• GIVEN DATA:
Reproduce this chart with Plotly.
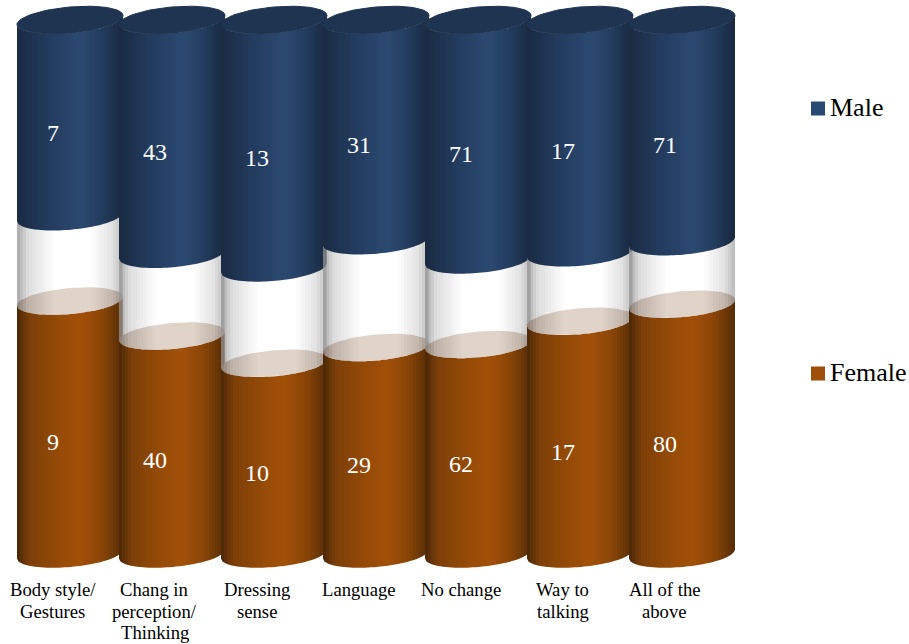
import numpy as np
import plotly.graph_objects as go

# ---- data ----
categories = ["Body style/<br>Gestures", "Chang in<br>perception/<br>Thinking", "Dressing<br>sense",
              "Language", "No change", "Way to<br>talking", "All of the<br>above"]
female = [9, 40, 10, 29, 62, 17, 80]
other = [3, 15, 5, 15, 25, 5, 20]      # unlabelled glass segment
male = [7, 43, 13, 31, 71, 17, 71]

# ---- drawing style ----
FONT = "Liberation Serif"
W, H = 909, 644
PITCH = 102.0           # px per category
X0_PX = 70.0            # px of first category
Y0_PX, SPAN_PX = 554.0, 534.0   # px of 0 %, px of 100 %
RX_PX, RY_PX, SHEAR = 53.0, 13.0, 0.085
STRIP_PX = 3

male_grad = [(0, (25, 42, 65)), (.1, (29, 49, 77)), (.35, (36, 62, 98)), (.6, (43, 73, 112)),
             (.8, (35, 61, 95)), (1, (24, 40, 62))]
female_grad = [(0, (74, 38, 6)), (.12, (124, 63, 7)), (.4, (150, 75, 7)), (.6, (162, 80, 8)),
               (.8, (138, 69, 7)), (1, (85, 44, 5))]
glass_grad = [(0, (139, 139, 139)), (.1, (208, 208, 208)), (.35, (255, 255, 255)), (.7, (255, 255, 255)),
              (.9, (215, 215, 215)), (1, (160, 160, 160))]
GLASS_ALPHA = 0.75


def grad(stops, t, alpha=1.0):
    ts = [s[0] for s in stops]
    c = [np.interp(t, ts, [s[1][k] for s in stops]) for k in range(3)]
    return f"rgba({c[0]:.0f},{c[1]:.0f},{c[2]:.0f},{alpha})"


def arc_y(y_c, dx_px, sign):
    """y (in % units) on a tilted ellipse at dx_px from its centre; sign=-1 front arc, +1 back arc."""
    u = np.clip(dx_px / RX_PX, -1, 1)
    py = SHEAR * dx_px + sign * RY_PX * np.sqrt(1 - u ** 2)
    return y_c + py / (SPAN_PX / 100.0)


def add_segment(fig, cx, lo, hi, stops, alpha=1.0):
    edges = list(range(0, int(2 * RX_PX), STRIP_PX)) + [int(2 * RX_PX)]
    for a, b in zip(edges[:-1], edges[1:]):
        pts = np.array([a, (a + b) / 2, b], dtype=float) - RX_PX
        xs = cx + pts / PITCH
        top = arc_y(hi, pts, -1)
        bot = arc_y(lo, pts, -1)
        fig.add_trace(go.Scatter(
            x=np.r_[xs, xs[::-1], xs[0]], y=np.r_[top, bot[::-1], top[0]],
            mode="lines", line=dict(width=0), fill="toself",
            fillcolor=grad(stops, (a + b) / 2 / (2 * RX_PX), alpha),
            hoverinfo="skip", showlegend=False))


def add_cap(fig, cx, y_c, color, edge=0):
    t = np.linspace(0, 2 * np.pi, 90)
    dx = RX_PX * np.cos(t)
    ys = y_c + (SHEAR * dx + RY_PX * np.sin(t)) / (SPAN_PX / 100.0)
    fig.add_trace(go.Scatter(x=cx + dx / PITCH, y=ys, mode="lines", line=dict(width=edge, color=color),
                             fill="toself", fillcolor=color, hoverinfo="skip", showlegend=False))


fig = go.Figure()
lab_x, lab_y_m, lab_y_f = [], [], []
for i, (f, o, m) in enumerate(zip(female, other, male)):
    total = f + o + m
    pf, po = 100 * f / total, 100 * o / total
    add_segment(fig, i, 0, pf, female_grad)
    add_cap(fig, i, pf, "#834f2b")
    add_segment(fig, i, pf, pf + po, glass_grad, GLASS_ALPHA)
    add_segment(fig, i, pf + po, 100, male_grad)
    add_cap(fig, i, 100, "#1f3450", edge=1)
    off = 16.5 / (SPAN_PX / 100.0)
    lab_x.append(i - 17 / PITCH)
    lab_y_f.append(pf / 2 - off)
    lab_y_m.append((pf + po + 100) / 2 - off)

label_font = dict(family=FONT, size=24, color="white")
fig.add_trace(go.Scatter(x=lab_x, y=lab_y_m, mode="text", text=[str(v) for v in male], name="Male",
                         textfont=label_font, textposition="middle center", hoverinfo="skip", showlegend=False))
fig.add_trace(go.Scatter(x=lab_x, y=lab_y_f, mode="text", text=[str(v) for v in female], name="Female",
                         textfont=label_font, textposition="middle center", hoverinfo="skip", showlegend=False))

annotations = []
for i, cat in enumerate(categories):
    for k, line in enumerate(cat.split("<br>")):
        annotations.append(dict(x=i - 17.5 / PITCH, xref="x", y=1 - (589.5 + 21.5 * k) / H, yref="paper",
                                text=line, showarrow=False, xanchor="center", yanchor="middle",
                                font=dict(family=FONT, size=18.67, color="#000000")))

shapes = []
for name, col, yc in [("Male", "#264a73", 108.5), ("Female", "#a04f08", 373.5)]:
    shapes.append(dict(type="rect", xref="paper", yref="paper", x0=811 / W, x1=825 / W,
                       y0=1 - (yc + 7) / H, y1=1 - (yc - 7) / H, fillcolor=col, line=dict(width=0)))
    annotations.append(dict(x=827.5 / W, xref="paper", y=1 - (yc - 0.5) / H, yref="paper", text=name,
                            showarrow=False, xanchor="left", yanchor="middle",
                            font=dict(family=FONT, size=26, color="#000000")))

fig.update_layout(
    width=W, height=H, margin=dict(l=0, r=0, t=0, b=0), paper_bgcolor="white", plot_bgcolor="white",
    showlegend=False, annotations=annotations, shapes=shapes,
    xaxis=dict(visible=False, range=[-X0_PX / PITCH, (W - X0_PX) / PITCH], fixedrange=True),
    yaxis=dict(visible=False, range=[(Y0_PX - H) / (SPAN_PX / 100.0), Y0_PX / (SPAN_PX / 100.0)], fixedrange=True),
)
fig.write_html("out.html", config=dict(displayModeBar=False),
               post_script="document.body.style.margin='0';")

• EXERCISE GOAL: Write out each line of the listing above, exactly, from its first line to the line holding "male = [7, 43, 13, 31, 71, 17, 71]", inclusive. Skip the pictures.

• REPLY:
Reproduce this chart with Plotly.
import numpy as np
import plotly.graph_objects as go

# ---- data ----
categories = ["Body style/<br>Gestures", "Chang in<br>perception/<br>Thinking", "Dressing<br>sense",
              "Language", "No change", "Way to<br>talking", "All of the<br>above"]
female = [9, 40, 10, 29, 62, 17, 80]
other = [3, 15, 5, 15, 25, 5, 20]      # unlabelled glass segment
male = [7, 43, 13, 31, 71, 17, 71]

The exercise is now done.